REQUEST
Begin the copy with the line that contains "Emit a Python" and end it with the line that contains "p.ygrid.visible = False". Print these lines exactly and omit all pictures.

##############################

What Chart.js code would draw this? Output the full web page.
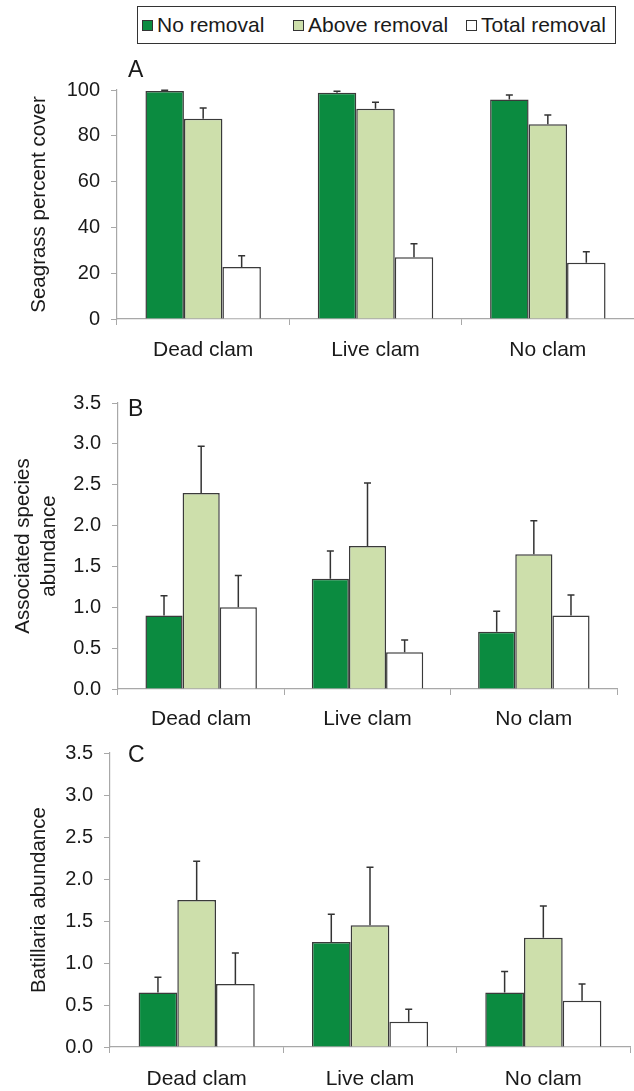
<!DOCTYPE html>
<html>
<head>
<meta charset="utf-8">
<script src="https://cdn.jsdelivr.net/npm/chart.js@4.4.1/dist/chart.umd.min.js"></script>
<style>
  html, body { margin: 0; padding: 0; background: #fff; }
  #wrap { position: relative; width: 634px; height: 1091px; overflow: hidden; font-family: "Liberation Sans", Arial, sans-serif; }
  canvas { position: absolute; left: 0; }
  #legend { position: absolute; left: 137px; top: 6px; width: 477px; height: 36px; border: 1.5px solid #333; box-sizing: content-box;
            font-size: 21px; color: #1a1a1a; }
  .item { display: flex; align-items: center; position: absolute; top: 0; height: 36px; }
  .sw { width: 9px; height: 9px; border: 1.3px solid #333; margin-right: 4px; }
  .letter { position: absolute; font-size: 23px; color: #1a1a1a; line-height: 1; }
</style>
</head>
<body>
<div id="wrap">
  <div id="legend"></div>
  <canvas id="cA" width="634" height="320" style="top:50px"></canvas>
  <canvas id="cB" width="634" height="355" style="top:380px"></canvas>
  <canvas id="cC" width="634" height="361" style="top:730px"></canvas>
  <div class="letter" style="left:128px;top:58px">A</div>
  <div class="letter" style="left:128px;top:397px">B</div>
  <div class="letter" style="left:128px;top:743px">C</div>
</div>
<script>
// ---------- data ----------
const categories = ['Dead clam', 'Live clam', 'No clam'];
const seriesNames = ['No removal', 'Above removal', 'Total removal'];
const seriesColors = ['#0b8b40', '#cddfab', '#ffffff'];

// Panel A: seagrass percent cover
const seagrassNo        = [99.6, 98.8, 95.8];
const seagrassNoErr     = [0.3, 0.6, 2.0];
const seagrassAbove     = [87.5, 91.8, 85.0];
const seagrassAboveErr  = [4.6, 2.8, 4.1];
const seagrassTotal     = [22.7, 27.0, 24.6];
const seagrassTotalErr  = [4.9, 5.9, 4.8];

// Panel B: associated species abundance
const assocNo        = [0.90, 1.35, 0.70];
const assocNoErr     = [0.24, 0.34, 0.25];
const assocAbove     = [2.40, 1.75, 1.65];
const assocAboveErr  = [0.57, 0.77, 0.41];
const assocTotal     = [1.00, 0.45, 0.90];
const assocTotalErr  = [0.39, 0.15, 0.25];

// Panel C: Batillaria abundance
const batNo        = [0.65, 1.25, 0.65];
const batNoErr     = [0.18, 0.33, 0.25];
const batAbove     = [1.75, 1.45, 1.30];
const batAboveErr  = [0.46, 0.69, 0.38];
const batTotal     = [0.75, 0.30, 0.55];
const batTotalErr  = [0.37, 0.15, 0.20];

// tick labels
const ticksA = [0, 20, 40, 60, 80, 100];
const ticksBC = [0.0, 0.5, 1.0, 1.5, 2.0, 2.5, 3.0, 3.5];

// ---------- legend (HTML) ----------
const legendPos = [4, 155, 328];
const legend = document.getElementById('legend');
seriesNames.forEach((n, i) => {
  const it = document.createElement('div');
  it.className = 'item';
  it.style.left = legendPos[i] + 'px';
  const sw = document.createElement('div');
  sw.className = 'sw';
  sw.style.background = seriesColors[i];
  const tx = document.createElement('span');
  tx.textContent = n;
  it.appendChild(sw); it.appendChild(tx);
  legend.appendChild(it);
});

// ---------- error bar plugin ----------
const errorBars = {
  id: 'errorBars',
  afterDatasetsDraw(chart) {
    const ctx = chart.ctx;
    const y = chart.scales.y;
    ctx.save();
    ctx.strokeStyle = '#333';
    ctx.lineWidth = 1.5;
    chart.data.datasets.forEach((ds, di) => {
      const meta = chart.getDatasetMeta(di);
      meta.data.forEach((bar, i) => {
        const top = y.getPixelForValue(ds.data[i] + ds.err[i]);
        const base = y.getPixelForValue(ds.data[i]);
        ctx.beginPath();
        ctx.moveTo(bar.x, base);
        ctx.lineTo(bar.x, top);
        ctx.moveTo(bar.x - 3.5, top);
        ctx.lineTo(bar.x + 3.5, top);
        ctx.stroke();
      });
    });
    ctx.restore();
  }
};

const FONT = "'Liberation Sans', Arial, sans-serif";
const AXIS = '#a8a8a8';

function makeChart(id, vals, errs, tickVals, decimals, title, geo) {
  const datasets = vals.map((v, i) => ({
    label: seriesNames[i],
    data: v,
    err: errs[i],
    backgroundColor: seriesColors[i],
    borderColor: '#3a3a3a',
    borderWidth: 1.5,
    categoryPercentage: 0.67,
    barPercentage: 1.0
  }));
  return new Chart(document.getElementById(id), {
    type: 'bar',
    data: { labels: categories, datasets },
    options: {
      responsive: false,
      animation: false,
      events: [],
      layout: { padding: { top: geo.padTop, right: geo.padRight, left: 0, bottom: 0 } },
      plugins: { legend: { display: false }, tooltip: { enabled: false } },
      scales: {
        x: {
          grid: { display: true, drawOnChartArea: false, drawTicks: true, tickLength: 6, color: AXIS, offset: true },
          border: { color: AXIS, width: 1.2 },
          ticks: { color: '#1a1a1a', font: { family: FONT, size: 21 }, padding: geo.xPad },
          afterFit: (s) => { s.height = geo.xHeight; }
        },
        y: {
          min: tickVals[0],
          max: tickVals[tickVals.length - 1],
          grid: { display: true, drawOnChartArea: false, drawTicks: true, tickLength: 6, color: AXIS },
          border: { color: AXIS, width: 1.2 },
          ticks: {
            stepSize: tickVals[1] - tickVals[0],
            color: '#1a1a1a',
            font: { family: FONT, size: 20 },
            padding: 11,
            callback: (v) => Number(v).toFixed(decimals)
          },
          title: {
            display: true,
            text: title,
            color: '#1a1a1a',
            font: { family: FONT, size: 20.5, lineHeight: geo.titleLH },
            padding: { top: geo.titlePad, bottom: 0 }
          },
          afterFit: (s) => { s.width = geo.yWidth; }
        }
      }
    },
    plugins: [errorBars]
  });
}

makeChart('cA',
  [seagrassNo, seagrassAbove, seagrassTotal],
  [seagrassNoErr, seagrassAboveErr, seagrassTotalErr],
  ticksA, 0, 'Seagrass percent cover',
  { padTop: 40, padRight: 0, xHeight: 51, xPad: 13, yWidth: 117, titleLH: 1.2, titlePad: 27.5 });

makeChart('cB',
  [assocNo, assocAbove, assocTotal],
  [assocNoErr, assocAboveErr, assocTotalErr],
  ticksBC, 1, ['Associated species', 'abundance'],
  { padTop: 20, padRight: 17, xHeight: 46, xPad: 11.5, yWidth: 118, titleLH: 1.27, titlePad: 10 });

makeChart('cC',
  [batNo, batAbove, batTotal],
  [batNoErr, batAboveErr, batTotalErr],
  ticksBC, 1, 'Batillaria abundance',
  { padTop: 17, padRight: 4, xHeight: 44, xPad: 14, yWidth: 110, titleLH: 1.2, titlePad: 27.5 });
</script>
</body>
</html>
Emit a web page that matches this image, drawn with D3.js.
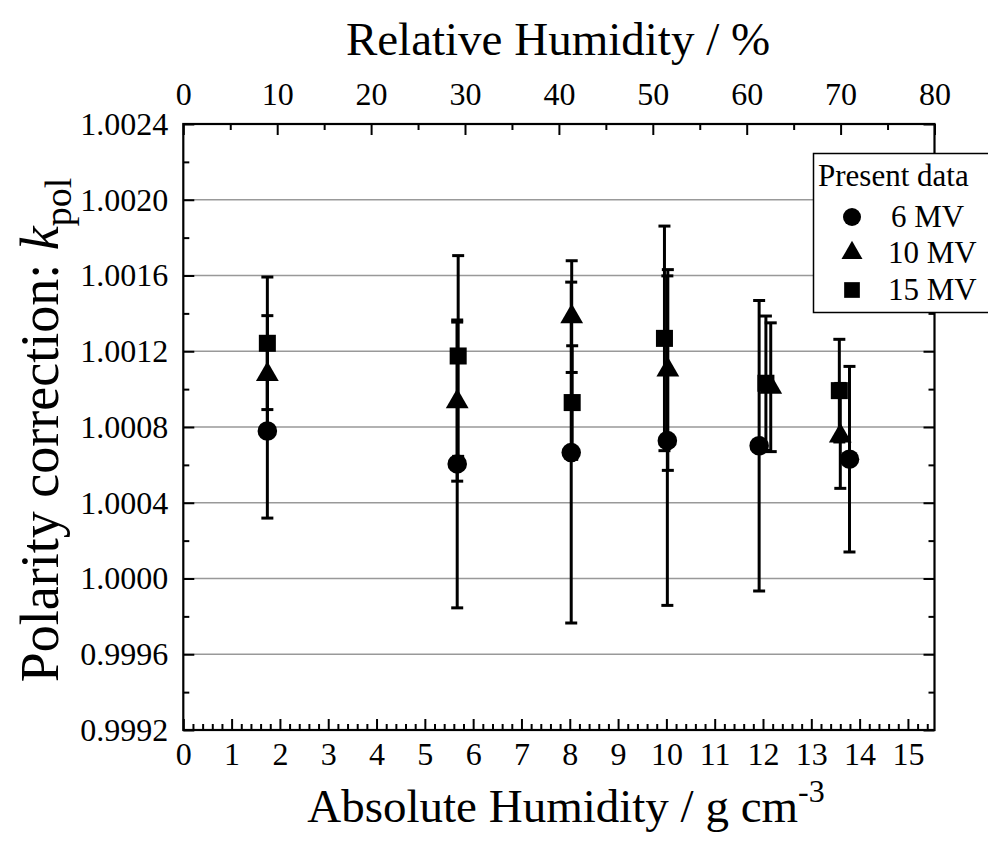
<!DOCTYPE html>
<html><head><meta charset="utf-8">
<script src="https://cdn.jsdelivr.net/npm/d3@7"></script>
<style>
body{margin:0;background:#fff;}
text{font-family:"Liberation Serif","Times New Roman",serif;fill:#000;}
</style></head>
<body><svg id="chart" width="988" height="850"></svg>
<script>
// ---- data ----
const absHum6  = [1.74, 5.67, 8.03, 10.02, 11.92, 13.79];
const kpol6    = [1.000779, 1.000605, 1.000665, 1.000728, 1.000701, 1.000630];
const err6     = [0.00046, 0.00076, 0.00090, 0.00087, 0.000767, 0.00049];

const absHum10 = [1.74, 5.67, 8.04, 10.03, 12.16, 13.60];
const kpol10   = [1.001078, 1.000934, 1.001383, 1.001101, 1.001010, 1.000753];
const err10    = [0.00031, 0.00042, 0.000295, 0.00053, 0.00034, 0.000277];

const absHum15 = [1.74, 5.69, 8.05, 9.96, 12.06, 13.58];
const kpol15   = [1.001242, 1.001175, 1.000929, 1.001268, 1.001031, 1.000992];
const err15    = [0.00035, 0.00053, 0.00030, 0.000593, 0.000355, 0.000271];

const seriesNames = ["6 MV", "10 MV", "15 MV"];
const yTicks = [0.9992, 0.9996, 1.0000, 1.0004, 1.0008, 1.0012, 1.0016, 1.0020, 1.0024];
const xTicks = [0,1,2,3,4,5,6,7,8,9,10,11,12,13,14,15];
const topTicks = [0,10,20,30,40,50,60,70,80];

// ---- layout ----
const L = 183.3, R = 934.5, T = 124, B = 730;
const svg = d3.select("#chart");
const x = d3.scaleLinear().domain([0, 15.55]).range([L, R]);
const xTop = d3.scaleLinear().domain([0, 80]).range([L, R]);
const y = d3.scaleLinear().domain([0.9992, 1.0024]).range([B, T]);

// gridlines
svg.append("g").selectAll("line").data(yTicks.slice(1, -1)).join("line")
  .attr("x1", L).attr("x2", R).attr("y1", d => y(d)).attr("y2", d => y(d))
  .attr("stroke", "#999").attr("stroke-width", 1.3);

// axes
function styleAxis(g){ g.select(".domain").remove(); g.selectAll("line").attr("stroke","#000").attr("stroke-width",2); g.selectAll("text").attr("font-size",32).attr("font-family","Liberation Serif"); }

const yMinor = d3.range(0.9994, 1.0023, 0.0004);
svg.append("g").attr("transform",`translate(${L},0)`)
  .call(d3.axisLeft(y).tickValues(yTicks).tickFormat(d3.format(".4f")).tickSizeInner(-11).tickSizeOuter(0).tickPadding(15)).call(styleAxis);
svg.append("g").attr("transform",`translate(${L},0)`)
  .call(d3.axisLeft(y).tickValues(yMinor).tickFormat("").tickSizeInner(-6).tickSizeOuter(0)).call(styleAxis);
svg.append("g").attr("transform",`translate(${R},0)`)
  .call(d3.axisRight(y).tickValues(yTicks).tickFormat("").tickSizeInner(-11).tickSizeOuter(0)).call(styleAxis);
svg.append("g").attr("transform",`translate(${R},0)`)
  .call(d3.axisRight(y).tickValues(yMinor).tickFormat("").tickSizeInner(-6).tickSizeOuter(0)).call(styleAxis);

const xMinor = d3.range(0, 15.5, 0.2).filter(v => Math.abs(v - Math.round(v)) > 1e-6);
svg.append("g").attr("transform",`translate(0,${B})`)
  .call(d3.axisBottom(x).tickValues(xTicks).tickFormat(d3.format("d")).tickSizeInner(-11).tickSizeOuter(0).tickPadding(12)).call(styleAxis);
svg.append("g").attr("transform",`translate(0,${B})`)
  .call(d3.axisBottom(x).tickValues(xMinor).tickFormat("").tickSizeInner(-6).tickSizeOuter(0)).call(styleAxis);

const topMinor = d3.range(5, 80, 10);
svg.append("g").attr("transform",`translate(0,${T})`)
  .call(d3.axisTop(xTop).tickValues(topTicks).tickFormat(d3.format("d")).tickSizeInner(-11).tickSizeOuter(0).tickPadding(19)).call(styleAxis);
svg.append("g").attr("transform",`translate(0,${T})`)
  .call(d3.axisTop(xTop).tickValues(topMinor).tickFormat("").tickSizeInner(-6).tickSizeOuter(0)).call(styleAxis);

// frame
svg.append("rect").attr("x",L).attr("y",T).attr("width",R-L).attr("height",B-T)
  .attr("fill","none").attr("stroke","#000").attr("stroke-width",2.2);

// series
const series = [
  {xs: absHum6,  ys: kpol6,  es: err6,  sym: d3.symbolCircle,   size: 300},
  {xs: absHum10, ys: kpol10, es: err10, sym: d3.symbolTriangle, size: 225},
  {xs: absHum15, ys: kpol15, es: err15, sym: d3.symbolSquare,   size: 290}
];
const capW = 6;
series.forEach(s => {
  const g = svg.append("g");
  const pts = s.xs.map((v,i) => ({x: v, y: s.ys[i], e: s.es[i]}));
  g.selectAll(".bar").data(pts).join("line")
    .attr("x1", d => x(d.x)).attr("x2", d => x(d.x))
    .attr("y1", d => y(d.y + d.e)).attr("y2", d => y(d.y - d.e))
    .attr("stroke","#000").attr("stroke-width",3);
  [1,-1].forEach(sg => {
    g.selectAll(".cap"+sg).data(pts).join("line")
      .attr("x1", d => x(d.x) - capW).attr("x2", d => x(d.x) + capW)
      .attr("y1", d => y(d.y + sg*d.e)).attr("y2", d => y(d.y + sg*d.e))
      .attr("stroke","#000").attr("stroke-width",3);
  });
  g.selectAll("path").data(pts).join("path")
    .attr("d", d3.symbol().type(s.sym).size(s.size))
    .attr("transform", d => `translate(${x(d.x)},${y(d.y)})`)
    .attr("fill","#000");
});

// axis titles
svg.append("text").attr("x", 558).attr("y", 55).attr("text-anchor","middle")
  .attr("font-size",47).text("Relative Humidity / %");
const xt = svg.append("text").attr("x", 566).attr("y", 822).attr("text-anchor","middle").attr("font-size",47);
xt.append("tspan").text("Absolute Humidity / g cm");
xt.append("tspan").attr("dy",-20).attr("font-size",32).text("-3");
const yt = svg.append("text").attr("transform","translate(58,430) rotate(-90)").attr("text-anchor","middle").attr("font-size",54);
yt.append("tspan").text("Polarity correction: ");
yt.append("tspan").attr("font-style","italic").text("k");
yt.append("tspan").attr("dy",13).attr("font-size",38).text("pol");

// legend
const lg = svg.append("g");
lg.append("rect").attr("x",813.5).attr("y",153.5).attr("width",200).attr("height",159)
  .attr("fill","#fff").attr("stroke","#000").attr("stroke-width",1.5);
lg.append("text").attr("x",818).attr("y",186).attr("font-size",31).text("Present data");
const legY = [217, 253, 290];
series.forEach((s,i) => {
  const cy = legY[i];
  lg.append("path").attr("d", d3.symbol().type(s.sym).size(s.size*0.85)).attr("transform",`translate(852,${cy})`).attr("fill","#000");
  lg.append("text").attr("x", i===0 ? 891 : 888).attr("y", cy+10).attr("font-size",31).text(seriesNames[i]);
});
</script></body></html>
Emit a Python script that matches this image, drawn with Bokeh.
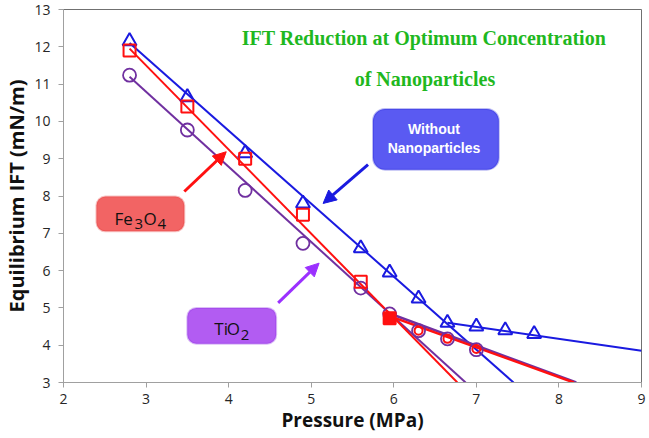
from bokeh.plotting import figure
from bokeh.models import Label, Arrow, NormalHead, BoxAnnotation, FixedTicker, Range1d
from bokeh.embed import file_html
from bokeh.resources import INLINE

# ---- data ----
x_ticks = [2, 3, 4, 5, 6, 7, 8, 9]
y_ticks = [3, 4, 5, 6, 7, 8, 9, 10, 11, 12, 13]

pressure_without = [2.8, 3.5, 4.2, 4.9, 5.6, 5.95, 6.3, 6.65, 7.0, 7.35, 7.7]
ift_without = [12.15, 10.65, 9.15, 7.8, 6.6, 5.95, 5.25, 4.6, 4.5, 4.4, 4.3]

pressure_fe = [2.8, 3.5, 4.2, 4.9, 5.6, 5.95]
ift_fe = [11.9, 10.4, 9.0, 7.5, 5.7, 4.72]
pressure_fe_low = [6.3, 6.65, 7.0]
ift_fe_low = [4.39, 4.17, 3.9]

pressure_ti = [2.8, 3.5, 4.2, 4.9, 5.6, 5.95, 6.3, 6.65, 7.0]
ift_ti = [11.24, 9.77, 8.15, 6.73, 5.53, 4.84, 4.39, 4.17, 3.88]

# trend lines (end points)
trend_without_1_x = [2.8, 7.45]
trend_without_1_y = [12.1, 3.0]
trend_without_2_x = [6.65, 9.0]
trend_without_2_y = [4.6, 3.85]
trend_fe_1_x = [2.8, 6.77]
trend_fe_1_y = [11.95, 3.0]
trend_fe_2_x = [5.95, 8.18]
trend_fe_2_y = [4.78, 3.0]
trend_ti_1_x = [2.8, 6.87]
trend_ti_1_y = [11.2, 3.0]
trend_ti_2_x = [5.95, 8.21]
trend_ti_2_y = [4.85, 3.0]

BLUE = "#1a1ae0"
RED = "#ff1010"
PURPLE = "#7030a0"


# annotation placement helpers (reference picture pixels -> axis units)
def rx(px):
    return 2 + (px - 62) / 82.7


def ry(py):
    return 13 - (py - 7) / 37.5


p = figure(width=647, height=436, output_backend="svg", toolbar_location=None,
           x_range=Range1d(2, 9), y_range=Range1d(3, 13),
           min_border_left=62, min_border_right=6, min_border_top=9, min_border_bottom=54)
p.background_fill_color = "white"
p.border_fill_color = "white"
p.outline_line_color = "#707070"
p.xgrid.visible = False
p.ygrid.visible = False

for ax in (p.xaxis, p.yaxis):
    ax.axis_line_color = "#a0a0a0"
    ax.major_tick_line_color = "#a0a0a0"
    ax.major_tick_out = 5
    ax.major_tick_in = 0
    ax.minor_tick_line_color = None
    ax.major_label_text_font = "Open Sans"
    ax.major_label_text_font_size = "14px"
    ax.major_label_text_color = "#262626"
    ax.axis_label_text_font = "Open Sans"
    ax.axis_label_text_font_style = "bold"
    ax.axis_label_text_color = "#111111"
p.xaxis.ticker = FixedTicker(ticks=x_ticks)
p.yaxis.ticker = FixedTicker(ticks=y_ticks)
p.xaxis.axis_label = "Pressure (MPa)"
p.yaxis.axis_label = "Equilibrium IFT (mN/m)"
p.xaxis.axis_label_text_font_size = "19px"
p.yaxis.axis_label_text_font_size = "20px"
p.xaxis.major_label_standoff = 6
p.xaxis.axis_label_standoff = 0
p.yaxis.major_label_standoff = 8
p.yaxis.axis_label_standoff = 1

# trend lines
p.line(trend_without_1_x, trend_without_1_y, line_color=BLUE, line_width=2)
p.line(trend_without_2_x, trend_without_2_y, line_color=BLUE, line_width=2)
p.line(trend_ti_1_x, trend_ti_1_y, line_color=PURPLE, line_width=2)
p.line(trend_ti_2_x, trend_ti_2_y, line_color=PURPLE, line_width=2.5)
p.line(trend_fe_1_x, trend_fe_1_y, line_color=RED, line_width=2)
p.line(trend_fe_2_x, trend_fe_2_y, line_color=RED, line_width=2.5)

# markers
p.scatter(pressure_without, ift_without, marker="triangle", size=14,
          line_color=BLUE, line_width=2, fill_color=None)
p.scatter(pressure_ti, ift_ti, marker="circle", size=13,
          line_color=PURPLE, line_width=1.8, fill_color=None)
p.scatter(pressure_fe[:-1], ift_fe[:-1], marker="square", size=12,
          line_color=RED, line_width=2, fill_color=None)
p.scatter(pressure_fe[-1:], ift_fe[-1:], marker="square", size=12,
          line_color=RED, line_width=2, fill_color=RED)
p.scatter(pressure_fe_low, ift_fe_low, marker="circle", size=8,
          line_color=RED, line_width=2, fill_color=None)

# title
title_kw = dict(text_font="Liberation Serif", text_font_style="bold",
                text_font_size="20px", text_color="#1fb81f",
                text_align="center", text_baseline="middle")
p.add_layout(Label(x=rx(423), y=ry(36), text="IFT Reduction at Optimum Concentration", **title_kw))
p.add_layout(Label(x=rx(424), y=ry(77), text="of Nanoparticles", **title_kw))

# callout boxes
p.add_layout(BoxAnnotation(left=rx(372), right=rx(498), top=ry(107), bottom=ry(168),
                           fill_color="#5a5af2", fill_alpha=1.0,
                           line_color="#2626d6", line_width=2, border_radius=12))
p.add_layout(BoxAnnotation(left=rx(95), right=rx(183), top=ry(195), bottom=ry(230),
                           fill_color="#f26464", fill_alpha=1.0,
                           line_color="#e43a3a", line_width=2, border_radius=9))
p.add_layout(BoxAnnotation(left=rx(186), right=rx(275), top=ry(307), bottom=ry(343),
                           fill_color="#b25cf2", fill_alpha=1.0,
                           line_color="#8a2be2", line_width=2, border_radius=9))

box_txt = dict(text_font="Liberation Sans", text_font_style="bold",
               text_font_size="14px", text_color="white",
               text_align="center", text_baseline="middle")
p.add_layout(Label(x=rx(433), y=ry(127), text="Without", **box_txt))
p.add_layout(Label(x=rx(433), y=ry(146), text="Nanoparticles", **box_txt))

chem = dict(text_font="Open Sans", text_color="#111111", text_align="left",
            text_baseline="alphabetic")
# Fe3O4
fx, fy = rx(113), ry(217)
p.add_layout(Label(x=fx, y=fy, x_offset=0, text="Fe", text_font_size="17px", **chem))
p.add_layout(Label(x=fx, y=fy, x_offset=20, y_offset=-6, text="3", text_font_size="15px", **chem))
p.add_layout(Label(x=fx, y=fy, x_offset=29, text="O", text_font_size="17px", **chem))
p.add_layout(Label(x=fx, y=fy, x_offset=43, y_offset=-6, text="4", text_font_size="15px", **chem))
# TiO2
tx, ty = rx(213), ry(328)
p.add_layout(Label(x=tx, y=ty, x_offset=0, text="Ti", text_font_size="17px", **chem))
p.add_layout(Label(x=tx, y=ty, x_offset=12.5, text="O", text_font_size="17px", **chem))
p.add_layout(Label(x=tx, y=ty, x_offset=26.5, y_offset=-6, text="2", text_font_size="15px", **chem))

# arrows
p.add_layout(Arrow(end=NormalHead(size=13, fill_color=BLUE, line_color=BLUE),
                   x_start=rx(367), y_start=ry(163), x_end=rx(322), y_end=ry(202),
                   line_color=BLUE, line_width=3))
p.add_layout(Arrow(end=NormalHead(size=13, fill_color=RED, line_color=RED),
                   x_start=rx(183), y_start=ry(190), x_end=rx(225), y_end=ry(150),
                   line_color=RED, line_width=3))
p.add_layout(Arrow(end=NormalHead(size=13, fill_color="#9b30ff", line_color="#9b30ff"),
                   x_start=rx(277), y_start=ry(302), x_end=rx(318), y_end=ry(262),
                   line_color="#9b30ff", line_width=3))

open("out.html", "w").write(file_html(p, INLINE))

##############################

SOLUTION FOR THIS PROBLEM
Emit a Python script that matches this image, drawn with Bokeh.
from bokeh.plotting import figure
from bokeh.models import Label, Arrow, NormalHead, BoxAnnotation, FixedTicker, Range1d
from bokeh.embed import file_html
from bokeh.resources import INLINE

# ---- data ----
x_ticks = [2, 3, 4, 5, 6, 7, 8, 9]
y_ticks = [3, 4, 5, 6, 7, 8, 9, 10, 11, 12, 13]

pressure_without = [2.8, 3.5, 4.2, 4.9, 5.6, 5.95, 6.3, 6.65, 7.0, 7.35, 7.7]
ift_without = [12.15, 10.65, 9.15, 7.8, 6.6, 5.95, 5.25, 4.6, 4.5, 4.4, 4.3]

pressure_fe = [2.8, 3.5, 4.2, 4.9, 5.6, 5.95]
ift_fe = [11.9, 10.4, 9.0, 7.5, 5.7, 4.72]
pressure_fe_low = [6.3, 6.65, 7.0]
ift_fe_low = [4.39, 4.17, 3.9]

pressure_ti = [2.8, 3.5, 4.2, 4.9, 5.6, 5.95, 6.3, 6.65, 7.0]
ift_ti = [11.24, 9.77, 8.15, 6.73, 5.53, 4.84, 4.39, 4.17, 3.88]

# trend lines (end points)
trend_without_1_x = [2.8, 7.45]
trend_without_1_y = [12.1, 3.0]
trend_without_2_x = [6.65, 9.0]
trend_without_2_y = [4.6, 3.85]
trend_fe_1_x = [2.8, 6.77]
trend_fe_1_y = [11.95, 3.0]
trend_fe_2_x = [5.95, 8.18]
trend_fe_2_y = [4.78, 3.0]
trend_ti_1_x = [2.8, 6.87]
trend_ti_1_y = [11.2, 3.0]
trend_ti_2_x = [5.95, 8.21]
trend_ti_2_y = [4.85, 3.0]

BLUE = "#1a1ae0"
RED = "#ff1010"
PURPLE = "#7030a0"


# annotation placement helpers (reference picture pixels -> axis units)
def rx(px):
    return 2 + (px - 62) / 82.7


def ry(py):
    return 13 - (py - 7) / 37.5


p = figure(width=647, height=436, output_backend="svg", toolbar_location=None,
           x_range=Range1d(2, 9), y_range=Range1d(3, 13),
           min_border_left=62, min_border_right=6, min_border_top=9, min_border_bottom=54)
p.background_fill_color = "white"
p.border_fill_color = "white"
p.outline_line_color = "#707070"
p.xgrid.visible = False
p.ygrid.visible = False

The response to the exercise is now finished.